Since 1862 there has been no new scientific discovery that would invalidate Pasteur’s annihilation of the theory of spontaneous generation. The enterprise of biochemical evolution, from 1953 to the present, constitutes one more futile effort to find an exception to Pasteur’s dictum.

The scandal of biochemical evolution is that despite its long history of scientific failures and a lack of prospect of ever succeeding, the official scientific establishment still teaches it to students of all ages as the gospel, combined with active crusading against teaching creationism in science classes.12 This deprives generations of students of knowing their true origins, while squandering untold billions of dollars on projects that cannot ever bring us life. 


 1 J. R. Porter, “Louis Pasteur: Achievements and Disappointments, 1861,” Bacteriological Reviews 25, no. 4: 389-403.

 2 Robert Coolman, “Keeping Time: Origins of the Days of the Week,” https://www.livescience.com/45432-days-of-the-week.html, accessed June 28, 2022.

 3 http://oneinmessiah.net/4thSab.htm, accessed June 28, 2022.

 4 Charles Darwin, in a letter to Joseph Hooker, 1871.

 5 S. Tirardi, “J.B.S. Haldane and the Origin of Life,” Journal of Genetics 96, no. 5 (2017): 735-739; see also https://physicsoftheuniverse,com/scientists_oparin html/, accessed June 28, 2022.

 6 S. L. Miller, “Production of Amino Acids Under Possible Primitive Earth Conditions,” Science 117 (1953): 528, 529.

 7 Naval Research Laboratory News Release: 30-72-7; Review and Herald, Mar. 14, 1974.

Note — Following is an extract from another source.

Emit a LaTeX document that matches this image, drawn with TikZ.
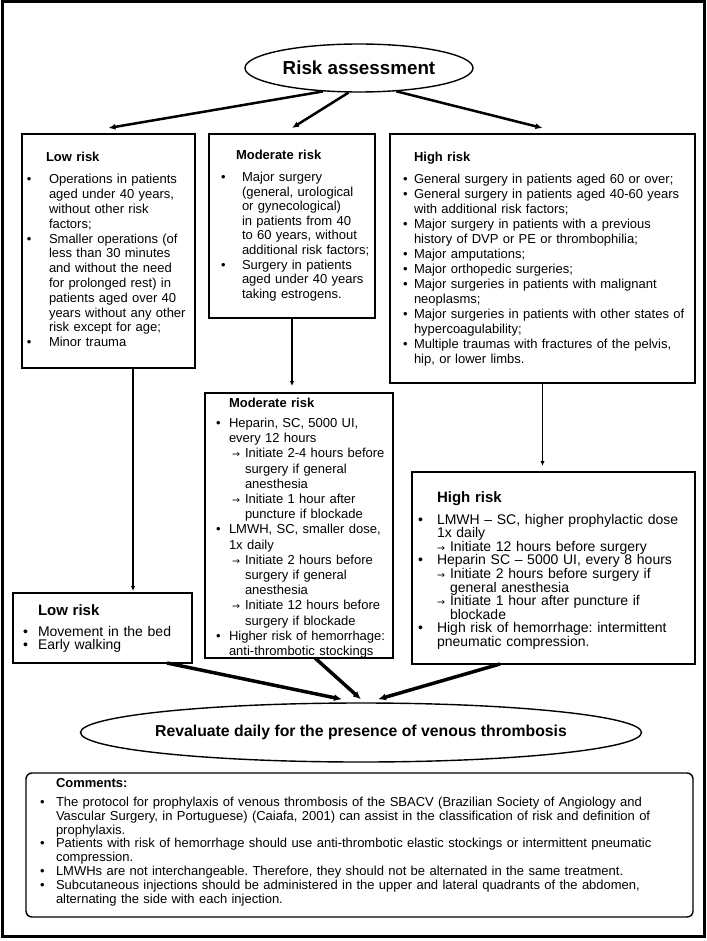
\documentclass[tikz,border=0pt]{standalone}
\usepackage{fontspec}
\setmainfont{Liberation Sans}
\newfontfamily\arrowfont{DejaVu Sans}
\usepackage{enumitem}
\usepackage{tikz}
\usetikzlibrary{shapes.geometric, arrows.meta, positioning}

\frenchspacing
\setlist[itemize]{nosep, labelsep=0pt, align=left, rightmargin=-40pt}
\setlist[itemize,1]{label=\textbullet}
\setlist[itemize,2]{label={\arrowfont\fontsize{9.5}{9.5}\selectfont →}}

\begin{document}
\begin{tikzpicture}[x=1pt, y=-1pt, >={Latex[length=7pt,width=6pt]}]
\tikzstyle{riskbox}=[draw, line width=1.6pt, anchor=north west, inner sep=0pt, outer sep=0pt, align=left]
\tikzstyle{riskoval}=[draw, ellipse, line width=1.4pt, inner sep=0pt, font=\bfseries]

\useasboundingbox (0,0) rectangle (706,941);
\draw[line width=3pt] (2,2) rectangle (704,936);

\node[riskoval, minimum width=228pt, minimum height=48pt, font={\fontsize{18.8}{20}\selectfont\bfseries}] (risk) at (359,68) {Risk assessment};

% first row: classification
\node[riskbox, text width=173pt, text height=28pt, text depth=206pt, font={\fontsize{13}{14.8}\selectfont}] (low1) at (22,134) {%
\noindent\hspace*{24pt}\textbf{Low risk}\par\vspace{7.2pt}
\begin{itemize}[leftmargin=27pt, labelwidth=22pt]
\item Operations in patients\\aged under 40 years,\\without other risk\\factors;
\item Smaller operations (of\\less than 30 minutes\\and without the need\\for prolonged rest) in\\patients aged over 40\\years without any other\\risk except for age;
\item Minor trauma
\end{itemize}};

\node[riskbox, text width=166pt, text height=25.5pt, text depth=158.5pt, font={\fontsize{13}{14.6}\selectfont}] (mod1) at (209,134) {%
\noindent\hspace*{27pt}\textbf{Moderate risk}\par\vspace{7.4pt}
\begin{itemize}[leftmargin=33pt, labelwidth=21pt]
\item Major surgery\\(general, urological\\or gynecological)\\in patients from 40\\to 60 years, without\\additional risk factors;
\item Surgery in patients\\aged under 40 years\\taking estrogens.
\end{itemize}};

\node[riskbox, text width=305pt, text height=27.5pt, text depth=221.5pt, font={\fontsize{13}{15}\selectfont}] (high1) at (390,134) {%
\noindent\hspace*{24pt}\textbf{High risk}\par\vspace{7pt}
\begin{itemize}[leftmargin=24pt, labelwidth=11pt]
\item General surgery in patients aged 60 or over;
\item General surgery in patients aged 40-60 years\\with additional risk factors;
\item Major surgery in patients with a previous\\history of DVP or PE or thrombophilia;
\item Major amputations;
\item Major orthopedic surgeries;
\item Major surgeries in patients with malignant\\neoplasms;
\item Major surgeries in patients with other states of\\hypercoagulability;
\item Multiple traumas with fractures of the pelvis,\\hip, or lower limbs.
\end{itemize}};

% second row: prophylaxis
\node[riskbox, text width=188pt, text height=14.5pt, text depth=250.5pt, font={\fontsize{13}{15.2}\selectfont}] (mod2) at (205,393) {%
\noindent\hspace*{24pt}\textbf{Moderate risk}\par\vspace{4.8pt}
\begin{itemize}[leftmargin=24pt, labelwidth=13pt]
\item Heparin, SC, 5000 UI,\\every 12 hours
  \begin{itemize}[leftmargin=16pt, labelwidth=13pt]
  \item Initiate 2-4 hours before\\surgery if general\\anesthesia
  \item Initiate 1 hour after\\puncture if blockade
  \end{itemize}
\item LMWH, SC, smaller dose,\\1x daily
  \begin{itemize}[leftmargin=16pt, labelwidth=13pt]
  \item Initiate 2 hours before\\surgery if general\\anesthesia
  \item Initiate 12 hours before\\surgery if blockade
  \end{itemize}
\item Higher risk of hemorrhage:\\anti-thrombotic stockings
\end{itemize}};

\node[riskbox, text width=283pt, text height=30pt, text depth=162pt, font={\fontsize{14}{13.6}\selectfont}] (high2) at (412,472) {%
\noindent\hspace*{25pt}{\fontsize{15}{13.6}\selectfont\textbf{High risk}}\par\vspace{8.4pt}
\begin{itemize}[leftmargin=25pt, labelwidth=19pt]
\item LMWH – SC, higher prophylactic dose\\1x daily
  \begin{itemize}[leftmargin=13pt, labelwidth=13pt]
  \item Initiate 12 hours before surgery
  \end{itemize}
\item Heparin SC – 5000 UI, every 8 hours
  \begin{itemize}[leftmargin=13pt, labelwidth=13pt]
  \item Initiate 2 hours before surgery if\\general anesthesia
  \item Initiate 1 hour after puncture if\\blockade
  \end{itemize}
\item High risk of hemorrhage: intermittent\\pneumatic compression.
\end{itemize}};

\node[riskbox, text width=179pt, text height=22pt, text depth=48pt, font={\fontsize{14}{13}\selectfont}] (low2) at (13,593) {%
\noindent\hspace*{25pt}{\fontsize{15}{13}\selectfont\textbf{Low risk}}\par\vspace{8.5pt}
\begin{itemize}[leftmargin=25pt, labelwidth=15pt]
\item Movement in the bed
\item Early walking
\end{itemize}};

\node[riskoval, inner xsep=-12pt, minimum width=561pt, minimum height=59pt, font={\fontsize{15.8}{17}\selectfont\bfseries}] (reval) at (361,732.5) {Revaluate daily for the presence of venous thrombosis};

\node[riskbox, rounded corners=6pt, line width=1.4pt, text width=667pt, text height=14pt, text depth=130pt, font={\fontsize{13}{13.8}\selectfont}] (comm) at (26,773) {%
\noindent\hspace*{30pt}\textbf{Comments:}\par\vspace{5.7pt}
\begin{itemize}[leftmargin=30pt, labelwidth=16pt]
\item The protocol for prophylaxis of venous thrombosis of the SBACV (Brazilian Society of Angiology and\\Vascular Surgery, in Portuguese) (Caiafa, 2001) can assist in the classification of risk and definition of\\prophylaxis.
\item Patients with risk of hemorrhage should use anti-thrombotic elastic stockings or intermittent pneumatic\\compression.
\item LMWHs are not interchangeable. Therefore, they should not be alternated in the same treatment.
\item Subcutaneous injections should be administered in the upper and lateral quadrants of the abdomen,\\alternating the side with each injection.
\end{itemize}};

\coordinate (lowdown) at ([xshift=24.5pt]low1.south);

\path[->, line width=2.5pt]
(risk.213) edge ([yshift=6pt]low1.north)
(risk.247) edge ([yshift=6pt]mod1.north)
(risk.328) edge ([yshift=6pt]high1.north);

\path[->, line width=1.3pt, >={Latex[length=5pt,width=4.5pt]}]
(lowdown) edge[shorten >=2pt] (lowdown |- low2.north)
(mod1.south) edge[shorten >=7pt] (mod1.south |- mod2.north)
(high1.south) edge[shorten >=6pt] (high1.south |- high2.north);

\path[->, line width=3.5pt, >={Latex[length=8pt,width=7pt]}]
([xshift=64.5pt]low2.south) edge ([xshift=-19pt,yshift=3pt]reval.north)
([xshift=16pt]mod2.south) edge ([yshift=3pt]reval.north)
([xshift=-53.5pt]high2.south) edge ([xshift=17pt,yshift=3pt]reval.north);

\end{tikzpicture}
\end{document}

 8 S. L. Miller, The Heritage of Copernicus, ed. Jerzy Neyman (Cambridge, Mass.: MIT Press, 1974), p. 328.

 9 C. Ponamperuma, A. Shimoyama, M. Yamada, T. Hobo, and R. Pal, “Possible Surface Reactions on Mars: Implications for Viking Biology Results,” Science 197 (1977): 455-457.

10 G. A. Soffen, “Scientific Results of the Viking Missions,” Science 194 (1976): 1274-1276; J. W. Szostak, D. P. Bartel, P. L. Luisi, “Synthesizing Life,” Nature 409 (2001): 387-390.

11 G. T. Javor, “Synthesizing Life in the Laboratory: Why Is It Not Happening?” Geoscience Research Institute Website, July 26, 2021.

12 G. T. Javor, “Letters,” Microbe Magazine, Nov. 5, 2008. Archives of Microbe Magazine are inaccessible to nonmembers of the American Society of Microbiology. The letter is reproduced here: “Evolution in the Classroom. Risking the ire of the National Academy of Sciences, attention needs to be called to the irony of their current crusade against creationism in science classrooms. Sir Francis Bacon, who is credited with formulating and establishing the scientific method, was a creationist. So were Sir Isaac Newton, Robert Boyle, Louis Pasteur, Carl Linnaeus, Michael Faraday, Blaise Pascal, Lord Kelvin, James Clerk Maxwell, Jean Louis Agassiz, Rudolph Carl Virchow, Johannes Kepler, and numerous other intellectual giants on whose shoulders stand the modern scientific enterprise. Clearly, creationism did not hinder the scientific work of these greats; rather it encouraged them to seek keener insights into the secrets of the physical realm. Permitting students to peek outside the box of evolution is hardly a dilution of science. Rather it is granting them freedom of imagination and thought similar to what students of previous generations were allowed to have.”